AIM: Keep pictures out. Copy exactly the lines from the one containing "Clone this chart in seaborn and matplotlib." to the one containing "line_p = [0.1, 99.9]", endpoints included.

RECORD LIST:

- - - - - - -

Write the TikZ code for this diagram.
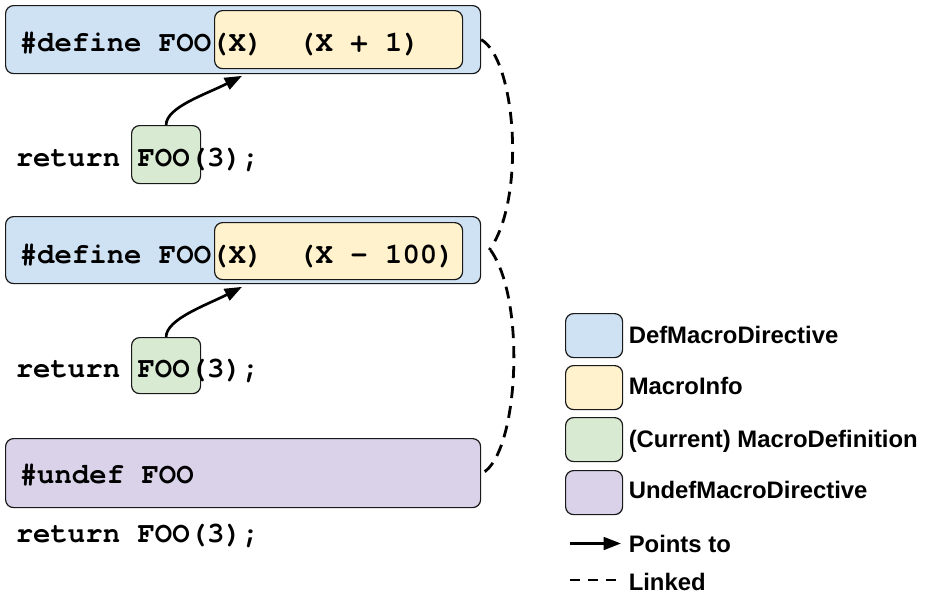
\documentclass[tikz,border=0pt]{standalone}
\usepackage{fontspec}
\setmainfont{Liberation Sans}
\setmonofont{texgyrecursor}[Extension=.otf, UprightFont=*-regular, BoldFont=*-bold, Ligatures={NoCommon}]
\usetikzlibrary{arrows.meta}

\definecolor{defblue}{HTML}{CFE2F3}
\definecolor{infoyellow}{HTML}{FFF2CC}
\definecolor{curgreen}{HTML}{D9EAD3}
\definecolor{undefpurple}{HTML}{D9D2E9}

\tikzset{
  box/.style={draw=black!90, line width=0.9pt, rounded corners=6pt,
    anchor=north west, inner sep=0pt},
  defbox/.style={box, fill=defblue},
  infobox/.style={box, fill=infoyellow},
  curbox/.style={box, fill=curgreen},
  undefbox/.style={box, fill=undefpurple},
  code/.style={anchor=base west, inner sep=0pt,
    font=\fontsize{21.75pt}{24pt}\selectfont\ttfamily\bfseries},
  legendtext/.style={anchor=base west, inner sep=0pt,
    font=\fontsize{17.9pt}{20pt}\selectfont\bfseries},
  swatch/.style={box, minimum width=42.75pt, minimum height=33pt},
  pointsto/.style={line width=2pt, -{Triangle[length=13pt,width=9.5pt]}},
  linked/.style={line width=2.1pt, dash pattern=on 9pt off 6pt},
}

\begin{document}
\begin{tikzpicture}[x=0.75pt, y=-0.75pt]
  \useasboundingbox (0,0) rectangle (925,597);

  % first definition
  \node[defbox, minimum width=356.25pt, minimum height=51pt] (def1) at (5,5) {};
  \node[infobox, minimum width=186pt, minimum height=43.5pt] (info1) at (214,10) {};
  \node[code] (def1txt) at (19.5,51.5) {\#define FOO(X)~~(X + 1)};
  \node[curbox, minimum width=51.75pt, minimum height=43.5pt] (cur1) at (131,125) {};
  \node[code] (ret1) at (15.5,166) {return FOO(3);};

  % redefinition
  \node[defbox, minimum width=356.25pt, minimum height=50.25pt] (def2) at (5,216) {};
  \node[infobox, minimum width=186pt, minimum height=42.75pt] (info2) at (214,222) {};
  \node[code] (def2txt) at (19.5,263) {\#define FOO(X)~~(X - 100)};
  \node[curbox, minimum width=51.75pt, minimum height=42pt] (cur2) at (131,337) {};
  \node[code] (ret2) at (15.5,377) {return FOO(3);};

  % undef
  \node[undefbox, minimum width=356.25pt, minimum height=51.75pt] (undef) at (5,438) {};
  \node[code] (undeftxt) at (19.5,483) {\#undef FOO};
  \node[code] (ret3) at (15.5,542) {return FOO(3);};

  % points to
  \draw[pointsto] (cur1.north) .. controls +(0,-18) and +(-35,18) .. ([xshift=21pt,yshift=-5pt]info1.south west);
  \draw[pointsto] (cur2.north) .. controls +(0,-18) and +(-35,18) .. ([xshift=21pt,yshift=-5pt]info2.south west);

  % linked
  \draw[linked] (def1.east) .. controls +(35,20) and +(37,-50) .. ([xshift=6pt]def2.east);
  \draw[linked] ([xshift=7pt]def2.east) .. controls +(36,50) and +(36,-20) .. ([xshift=1pt]undef.east);

  % legend
  \node[swatch, fill=defblue] (lgdef) at (565,313) {};
  \node[swatch, fill=infoyellow] (lginfo) at (565,365) {};
  \node[swatch, fill=curgreen] (lgcur) at (565,417) {};
  \node[swatch, fill=undefpurple] (lgundef) at (565,470) {};
  \node[legendtext] at (628.5,343) {DefMacroDirective};
  \node[legendtext] at (628.5,394.5) {MacroInfo};
  \node[legendtext] at (628.5,447.5) {(Current) MacroDefinition};
  \node[legendtext] at (628.5,498) {UndefMacroDirective};
  \coordinate (lgpa) at (570,543.5);
  \coordinate (lgpb) at (621,543.5);
  \coordinate (lgla) at (570,580);
  \coordinate (lglb) at (618,580);
  \draw[pointsto] (lgpa) -- (lgpb);
  \draw[linked, dash pattern=on 7.5pt off 6pt] (lgla) -- (lglb);
  \node[legendtext] at (628.5,552) {Points to};
  \node[legendtext] at (628.5,590) {Linked};
\end{tikzpicture}
\end{document}
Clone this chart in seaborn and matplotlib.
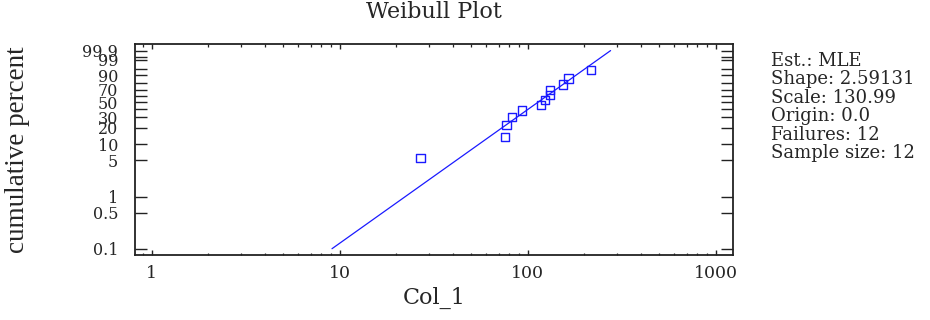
import numpy as np
import matplotlib
matplotlib.use('Agg')
import matplotlib.pyplot as plt
import matplotlib.ticker as mticker
import seaborn as sns

# data
failure_times = [26.9, 75.8, 77.1, 82.3, 93.4, 117.9, 123.8, 131.5, 132.0, 154.3, 164.8, 218.3]
cum_percent = [5.6, 13.7, 21.8, 29.8, 37.9, 46.0, 54.0, 62.1, 70.2, 78.2, 86.3, 94.4]

# fitted line ends
line_x = [9.1, 276.0]
line_p = [0.1, 99.9]

y_ticks = [0.1, 0.5, 1, 5, 10, 20, 30, 40, 50, 60, 70, 80, 90, 95, 99, 99.5, 99.9]
y_tick_labels = ['0.1', '0.5', '1', '5', '10', '20', '30', '', '50', '', '70', '', '90', '', '99', '', '99.9']
x_ticks = [1, 10, 100, 1000]
x_tick_labels = ['1', '10', '100', '1000']

stats_lines = ['Est.: MLE', 'Shape: 2.59131', 'Scale: 130.99', 'Origin: 0.0',
               'Failures: 12', 'Sample size: 12']


def weib_fwd(p):
    p = np.clip(np.asarray(p, dtype=float), 1e-9, 100 - 1e-9)
    return np.log(-np.log(1 - p / 100.0))


def weib_inv(t):
    return 100.0 * (1 - np.exp(-np.exp(t)))


sns.set_style('ticks')
plt.rcParams['font.family'] = ['DejaVu Serif']

fig = plt.figure(figsize=(9.3, 3.2), dpi=100)
ax = fig.add_axes([135 / 930, 1 - 255 / 320, 598 / 930, 211 / 320])

ax.set_xscale('log')
ax.set_yscale('function', functions=(weib_fwd, weib_inv))

sns.lineplot(x=line_x, y=line_p, ax=ax, color='#1a1aff', linewidth=0.9)
sns.scatterplot(x=failure_times, y=cum_percent, ax=ax, marker='s', s=34,
                facecolor='none', edgecolor='#1a1aff', linewidth=1.0)

ax.set_xlim(0.815, 1236)
ax.set_ylim(0.0755, 99.9906)

ax.yaxis.set_major_locator(mticker.FixedLocator(y_ticks))
ax.yaxis.set_major_formatter(mticker.FixedFormatter(y_tick_labels))
ax.yaxis.set_minor_locator(mticker.NullLocator())
ax.xaxis.set_major_locator(mticker.FixedLocator(x_ticks))
ax.xaxis.set_major_formatter(mticker.FixedFormatter(x_tick_labels))
ax.xaxis.set_minor_locator(mticker.LogLocator(base=10, subs=np.arange(2, 10)))
ax.xaxis.set_minor_formatter(mticker.NullFormatter())

ax.tick_params(axis='y', which='major', direction='in', length=8.5, width=1.0,
               left=True, right=True, labelsize=11.5, pad=12, color='#222222')
ax.tick_params(axis='x', which='major', direction='in', length=3.5, width=1.0,
               bottom=True, top=True, labelsize=12.5, pad=7, color='#222222')
ax.tick_params(axis='x', which='minor', direction='in', length=1.8, width=0.9,
               bottom=True, top=True, color='#222222')

for sp in ax.spines.values():
    sp.set_visible(True)
    sp.set_linewidth(1.3)
    sp.set_color('#222222')

ax.set_title('Weibull Plot', fontsize=16, pad=19)
ax.set_xlabel('Col_1', fontsize=16)
ax.xaxis.set_label_coords(0.5, -0.15)
ax.set_ylabel('cumulative percent', fontsize=19.5, family=['Liberation Serif'])
ax.yaxis.set_label_coords(-0.176, 0.5)

fig.text(771 / 930, 1 - 52 / 320, '\n'.join(stats_lines), fontsize=13,
         va='top', ha='left', linespacing=1.03)

fig.savefig('out.png', dpi=100)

- - - - - - -

ANSWER TO THE TASK:
Clone this chart in seaborn and matplotlib.
import numpy as np
import matplotlib
matplotlib.use('Agg')
import matplotlib.pyplot as plt
import matplotlib.ticker as mticker
import seaborn as sns

# data
failure_times = [26.9, 75.8, 77.1, 82.3, 93.4, 117.9, 123.8, 131.5, 132.0, 154.3, 164.8, 218.3]
cum_percent = [5.6, 13.7, 21.8, 29.8, 37.9, 46.0, 54.0, 62.1, 70.2, 78.2, 86.3, 94.4]

# fitted line ends
line_x = [9.1, 276.0]
line_p = [0.1, 99.9]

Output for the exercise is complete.